Republicans could side with Trump when asked, once again tying themselves to him. Alternatively, they could try to criticize him in an effort to create distance. But doing so would only alienate Trump voters — a segment of the party who any candidate would likely have to win over or at least mollify to capture a nomination. And the famously thin-skinned Trump would not hesitate to attack any Republican candidate who criticizes him as weak and a loser.
Lotta variables here, as Klein acknowledges, starting with the fact that a Trump who serves two terms will obviously command more loyalty among populist Republicans than a Trump who crashes out of office ignominiously next fall. Being seen as a winner is a core part of his appeal; whatever you may think about Mitt Romney and Trump as people, the fact remains that one won and the other lost and parties follow the lead of winners. A two-term Trump will sail into retirement with that perception intact. A one-term Trump won’t, although he’ll do his best to convince fans that he was cheated somehow out of another term that was rightly his.
Either way, even a diminished Trump will retain the loyalty of some share of MAGA Nation in retirement. Granted, maybe not in perpetuity. I can imagine a scenario in which the GOP elects another (Trump-approved) populist president and then the base sides with the new guy on an issue in which Trump is on the other side. For instance, let’s say the party nominates a border-hawk nationalist like Tom Cotton in 2024 and Cotton goes on to win the presidency. Cotton is Trumpy in various ways but conspicuously not on foreign policy — he’s every inch a hawk a la Lindsey Graham and would certainly be more likely to intervene abroad militarily than Trump would be. President Cotton might well have ordered the bombing of Iran a few months ago that Trump canceled at the last minute. If he hits Iran in 2025 and Trump slams him for it on Twitter, with whom would Trump/Cotton voters side?
My guess is they’d side with Cotton. Whether the party succeeds or fails depends upon the success of its actual leader, not the leader in exile. Supporting Cotton would be seen as necessary to protect his chances at reelection in 2028. There’d also be a “rally ’round the flag effect” for a wartime president, as there always is. And MAGA Nation isn’t adamantly anti-interventionist the way they are adamantly anti-illegal-immigration; a strike on Iran wouldn’t be some core betrayal of the populism that got Cotton elected. It’d be a form of Jacksonianism, arguably. Trump himself might think twice about criticizing Cotton for it, fearing that if he did that and the base sided with the sitting president, he’d be humiliated and his influence would never be the same.
But what if the next Republican president isn’t a populist and thus intrinsically suspicious to MAGA-ites? What if it’s Nikki Haley, someone whom grassroots righties distrust but whom they’d grudgingly support in an election in the name of defeating the Democrats? In that case we might end up with a de facto schism within the GOP in which Haley leads 65 percent of the party while Trump effectively directs the most populist 35 percent. How does that work in practice? Negative partisanship is a powerful force that would ensure most of those disgruntled populists reluctantly turned out for her in her reelection campaign, but we’ve never had a situation in modern political history in which a former president idolized by a significant minority of the base is sitting on the sidelines relentlessly criticizing the party’s new leader.

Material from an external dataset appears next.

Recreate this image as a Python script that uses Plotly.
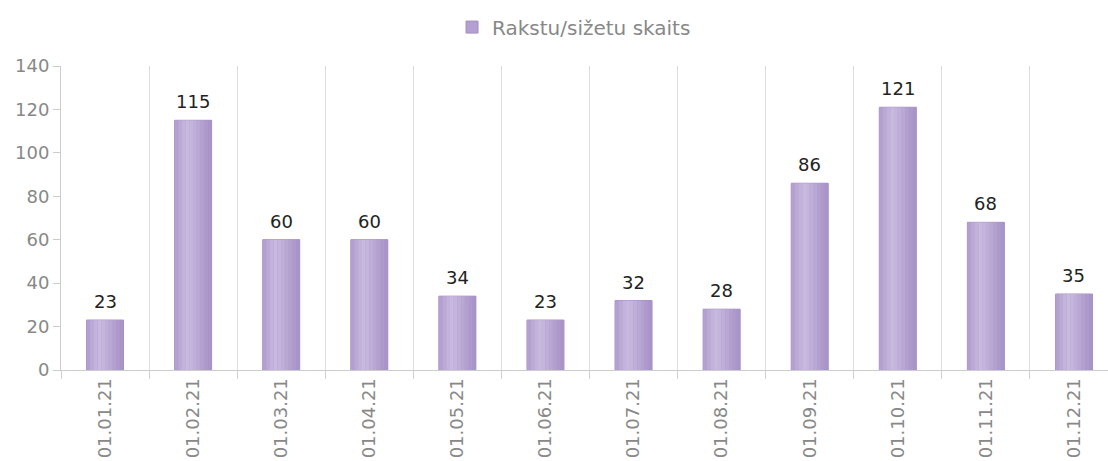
import plotly.graph_objects as go

# Monthly counts of articles/stories
months = ["01.01.21", "01.02.21", "01.03.21", "01.04.21", "01.05.21", "01.06.21",
          "01.07.21", "01.08.21", "01.09.21", "01.10.21", "01.11.21", "01.12.21"]
counts = [23, 115, 60, 60, 34, 23, 32, 28, 86, 121, 68, 35]
series_name = "Rakstu/sižetu skaits"

BAR_W = 0.42
# horizontal shading of each bar: edge -> lighter band -> darker edge
strip_colors = ["#b3a0cf", "#bba9d6", "#c3b3dc", "#c8b9de", "#c5b5dc",
                "#bfaed8", "#b9a7d4", "#b3a0cf", "#ad99cb", "#a994c8"]

fig = go.Figure()

# base bar carries the legend entry
fig.add_trace(go.Bar(
    x=months, y=counts, name=series_name, width=BAR_W,
    marker=dict(color="#b39fd0", line=dict(color="#a38fc4", width=1)),
    hoverinfo="x+y",
))

n = len(strip_colors)
sw = BAR_W / n
for i, c in enumerate(strip_colors):
    fig.add_trace(go.Bar(
        x=months, y=counts, width=sw, offset=-BAR_W / 2 + i * sw,
        marker=dict(color=c, line=dict(width=0)),
        showlegend=False, hoverinfo="skip",
    ))

# value labels above each bar
for m, v in zip(months, counts):
    fig.add_annotation(
        x=m, y=v, text=str(v), showarrow=False,
        yanchor="bottom", yshift=6,
        font=dict(color="#222222", size=18, family="DejaVu Sans"),
    )

fig.update_layout(
    width=1108, height=461,
    margin=dict(l=61, r=0, t=66, b=91),
    paper_bgcolor="white", plot_bgcolor="white",
    barmode="overlay",
    font=dict(family="DejaVu Sans", size=18, color="#888888"),
    showlegend=True,
    legend=dict(orientation="h", x=0.490, xanchor="center", y=1.128, yanchor="middle",
                font=dict(size=20, color="#888888"), itemwidth=30),
    xaxis=dict(
        type="category", range=[-0.5, 11.5 - 10 / 88], automargin=False,
        tickson="boundaries", ticks="outside", ticklen=8, tickcolor="#d0d0d0",
        showgrid=True, gridcolor="#dcdcdc", gridwidth=1,
        showline=True, linecolor="#cccccc", linewidth=1,
        tickangle=-90, tickfont=dict(size=18, color="#888888"),
    ),
    yaxis=dict(
        range=[0, 140], dtick=20, showgrid=False, zeroline=False, automargin=False,
        ticks="outside", ticklen=7, tickcolor="#cccccc",
        showline=True, linecolor="#cccccc", linewidth=1,
        tickfont=dict(size=18, color="#888888"),
    ),
)

fig.write_html("out.html")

And Trump really might do that. Especially if he was relegated to one term in office and feared being one-upped by a more popular person who followed him. That’s who he is.
You don’t even need a scenario in which another Republican is successfully elected president to see the problems here. As Klein says, it’s unimaginable that Trump would stand by and let the 2024 primaries play out without him not only being a key player but *the* key player. Watching “his” voters shift their attention from him to the party’s next crop of candidates would be poisonous to his ego. He’ll certainly try to insert himself into the race. How do you handle that if you’re Mike Pence or Haley? I think it’s possible for an establishmentarian to win the nomination over the objection of the populist base, but what happens if Trump agitates against the nominee for having betrayed his legacy in their policy program or whatever? Would that be enough to sink the nominee? Would the nominee thus be forced to follow Trump’s program instead?
Exit question: What if Don Jr runs in 2024? If you think it’s a problem to have Trumps meddling in the future of the GOP after you-know-who has left office, imagine the extent of the problem if there are still Trumps on the primary ballot.